Gold seen a little spike today but gold bears fend off a move to cross a key resistance level at $1,255. The precious metal seen movement at the eurozone consumer-price index (CPI) data came in higher than expected, core CPI printed one percent versus a .9 percent forecast. Also, India seen a surprising increase in GDP and beat the 4.6 percent forecast with a print of 4.8 percent.
Gold seen a few jumps to the $1,250 level, but the metal has yet to keep those spikes. Consequently, the once regarded safe haven fell 5.2 percent this month.
Bulls are now turning neutral, if not bearish, as the continue to get clobbered. Hedge fund manager John Paulson said he would not personally invest in gold again this year, his gold fund, PRF, is down 63 percent in 2013. John Stephenson, First Asset Investment Management Inc., said “you don’t need it as a safe haven.” Stephenson pointed out the obvious, “the view on Wall Street is that the world is getting better.” And it is likely this will continue throughout mid-2014 as the Federal Reserve hints at a potential taper.

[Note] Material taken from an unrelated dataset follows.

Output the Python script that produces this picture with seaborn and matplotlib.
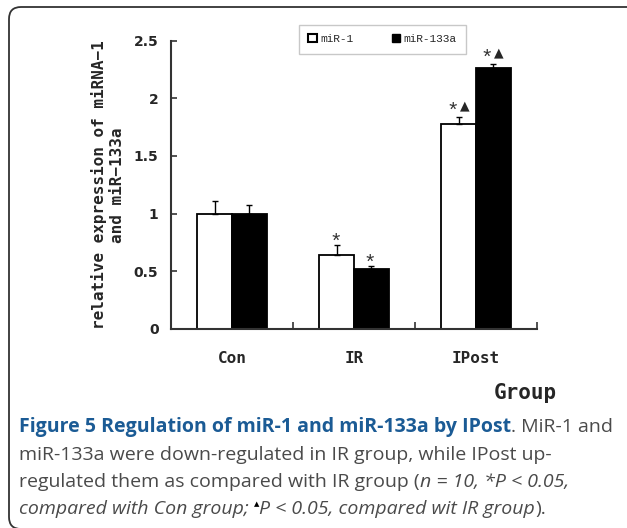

To further support this, the MSCI All-Country World Index of Equities gained 19 percent this year, whereas gold bullion fell 25 percent this year. However, gold’s future is dependent upon whether or not equities can increase without causing another bubble-meltdown scenario.
Physical demand has yet to be seen in gold’s price as China’s net imports in gold increased 129.9 tons in October alone. The Chinese consumer demand also increased 30 percent, according to the World Gold Council. However, this is not represented in the spot markets.
Some analysts see gold as oversold, but as long as large institutions are bearish on the metal, the downturn will continue. An oversold condition can be seen as a trading opportunity. Notwithstanding, traders and investors do not buy and hold gold on oversold conditions when the fundamentals and driving forces behind gold remain bearish.